Una organización sindical que le tiene miedo a la reacción de la gente a su paso en una eventual manifestación por las calles de la ciudad y se refugia, temerosa, en locales cerrados o en el espacio abierto, pero no tanto, del Zócalo, lleno de garantías de que el sagrado pueblo no podrá tocarlos con el pétalo de su desprecio, es una pobre organización sindical.
Los primeros de mayo se inventaron --gracia especial de una decisión de la Segunda Internacional después de los sucesos de Chicago-- para lanzar a la calle todo lo que los trabajadores tienen que decir, en voz alta y violenta, contra el gobierno, contra los empresarios, contra la política económica que imponen los bancos extranjeros, contra la violación insistente del régimen constitucional y de los derechos humanos. Y si la tradición obligaba al presidente de la República a compartir unos cuantos metros de desfile y después, desde el balcón de Palacio Nacional presenciarlo, el abandono de esa costumbre, el encierro en locales acompañado, no obstante, de protestas evidentes como ocurrió hace un año, o la moda de este: un actito en el Zócalo, rompe con la mínima oportunidad del verdadero, aunque violento, diálogo social.
La historia del sindicalismo en México, desde el famoso y malhadado Pacto de la Casa del Obrero Mundial, producto de la traición de un grupo de líderes que abandonaron sus tesis anarquistas para convertirse en paleros del constitucionalismo marrón del tal Carranza, hasta las últimas manifestaciones del corporativismo, es un ejemplo de la traición permanente y del fraude institucionalizado en contra de los trabajadores. Y, por lo mismo, en contra de México.
La política de pactos, creada con particular eficacia en la crisis de 1987 y continuada luego con bastante menos gracia, no es más que un instrumento para aplastar los salarios y salvar la inflación, con las plumas siempre dispuestas a firmar de los corporativos. Que son los mismos líderes que también firmaron la supuesta petición para acabar con la Seguridad Social, y firmarían lo que fuera con tal de que se mantengan sus privilegios fundados en las cláusulas de exclusión, sin las cuales sus organizaciones se desintegrarían en cinco minutos.

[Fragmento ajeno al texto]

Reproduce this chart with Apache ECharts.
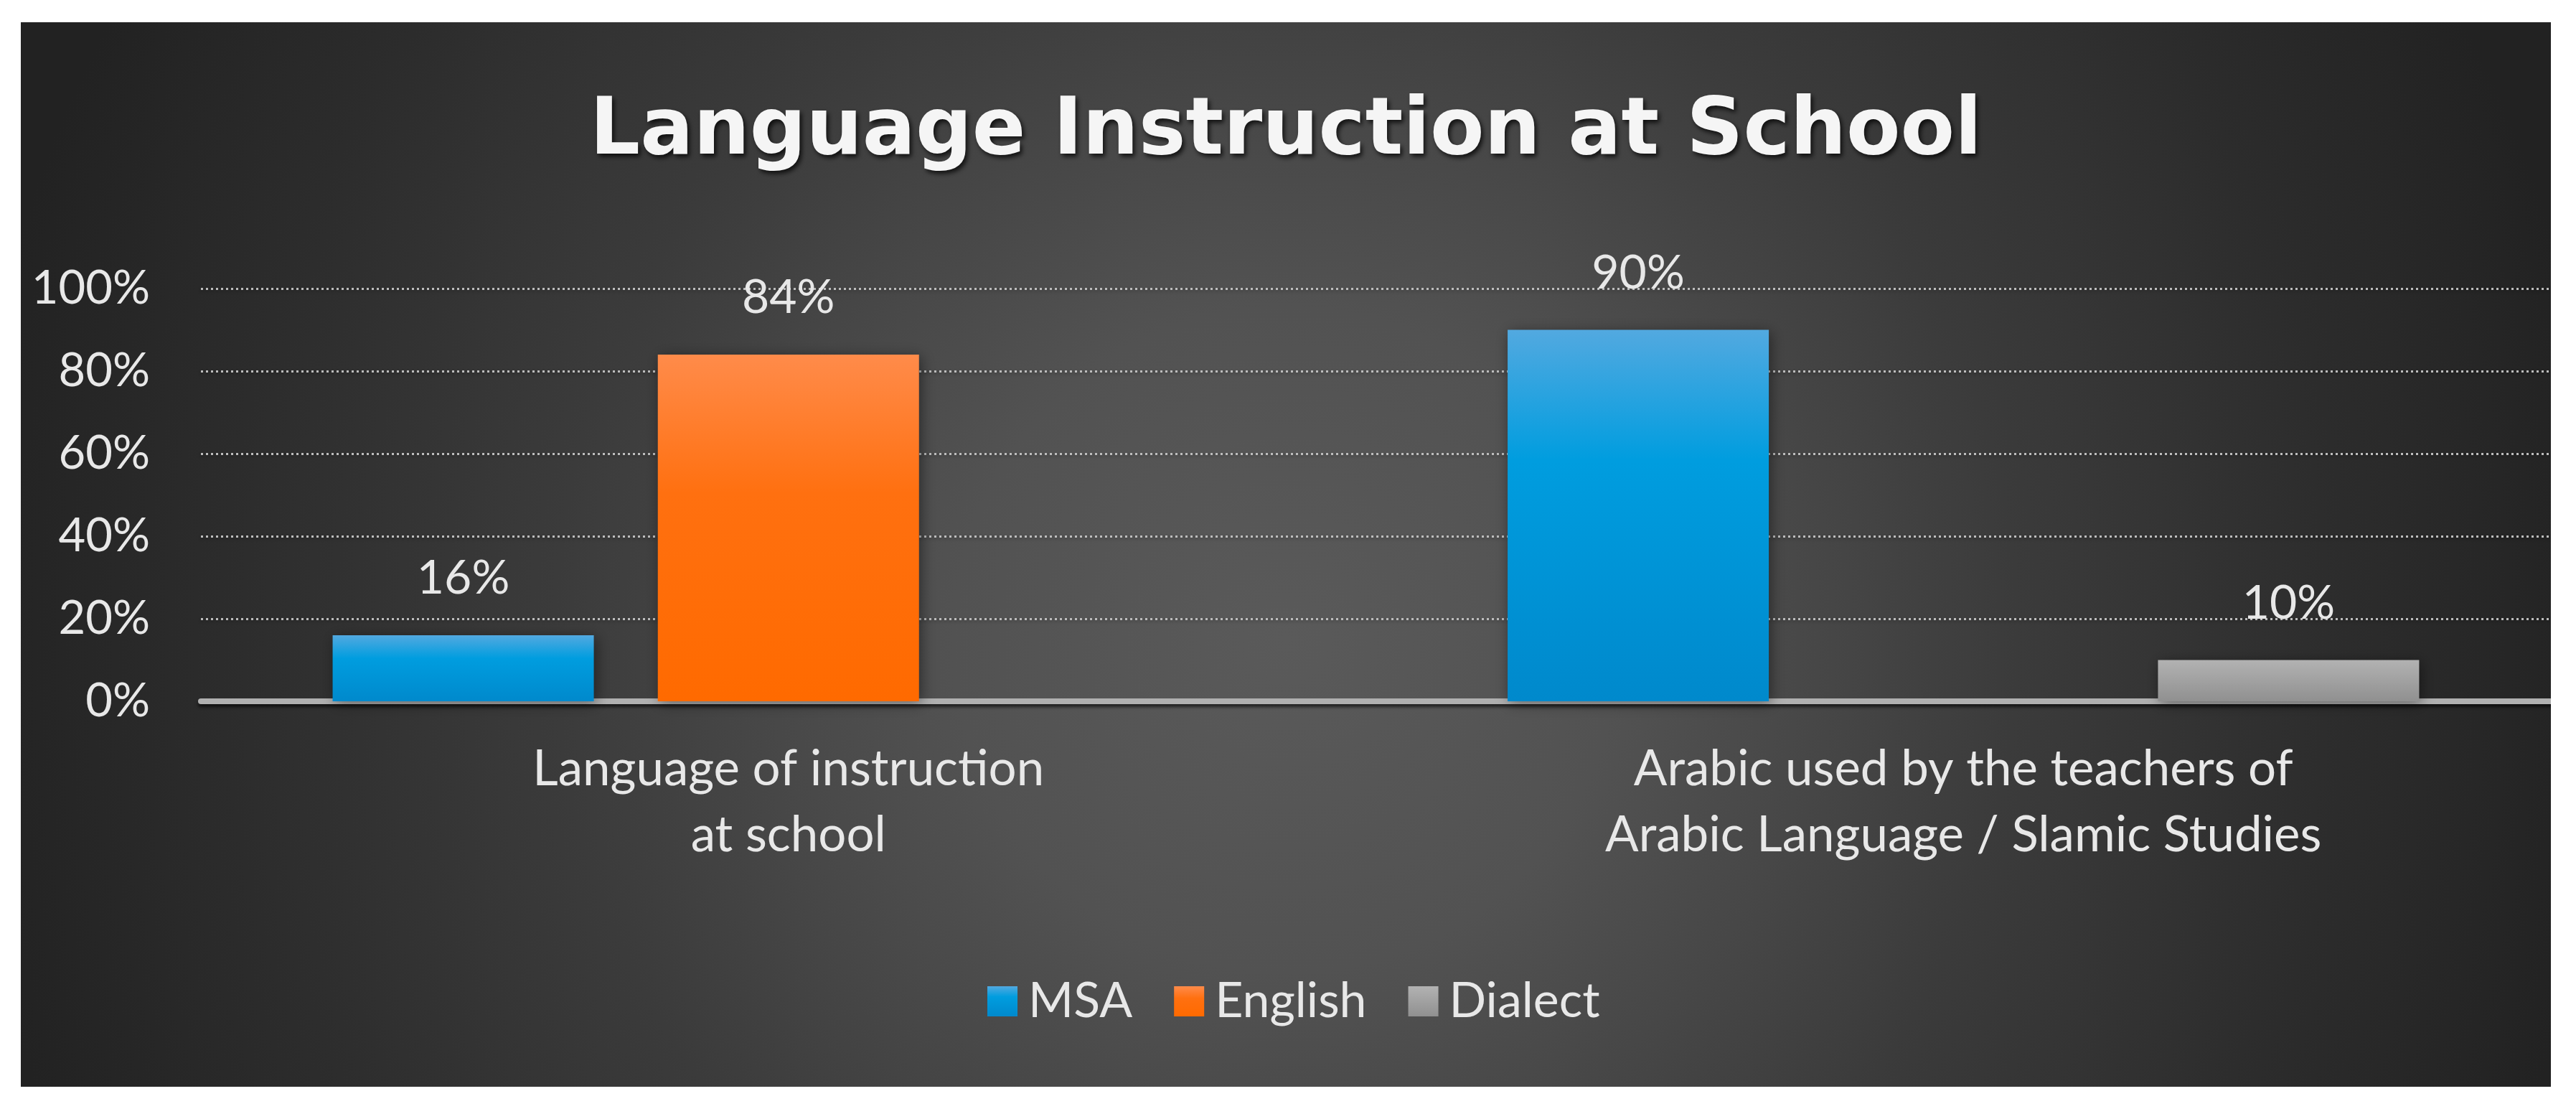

Hoy se resuelven en la ineficacia real de sus maniobras elementales, sin pizca de inteligencia, para poner al Congreso del Trabajo en manos de un personaje turbio y escaso que los acompaña en su camino. Por supuesto que designado por quienes gobiernan, por derecho sucesorio antidemocrático y gerontológico, las estructuras sindicales.
¿Sindicatos? Organizaciones mercantiles fundadas en la corrupción y en la impunidad, comisionistas de contratos colectivos de trabajo de protección, dueños de las representaciones llamadas, con humor negro, obreras, en cualquier organismo tripartito de esos que juzgan o administran intereses que deberían ser sociales y no son otra cosa que una fuente de negocios.
Hoy se aferran a la vieja ley corporativa y fascista. La quieren alimentar de una ``nueva cultura laboral'', eso sí, definida con buen estilo en defensa de sus intereses empresariales por las organizaciones de empleadores y suscritas, además de los testigos oficiales, por organismos sin futuro del movimiento sindical que no se mueve.
Por lo menos el viejo más viejo tenía gracia.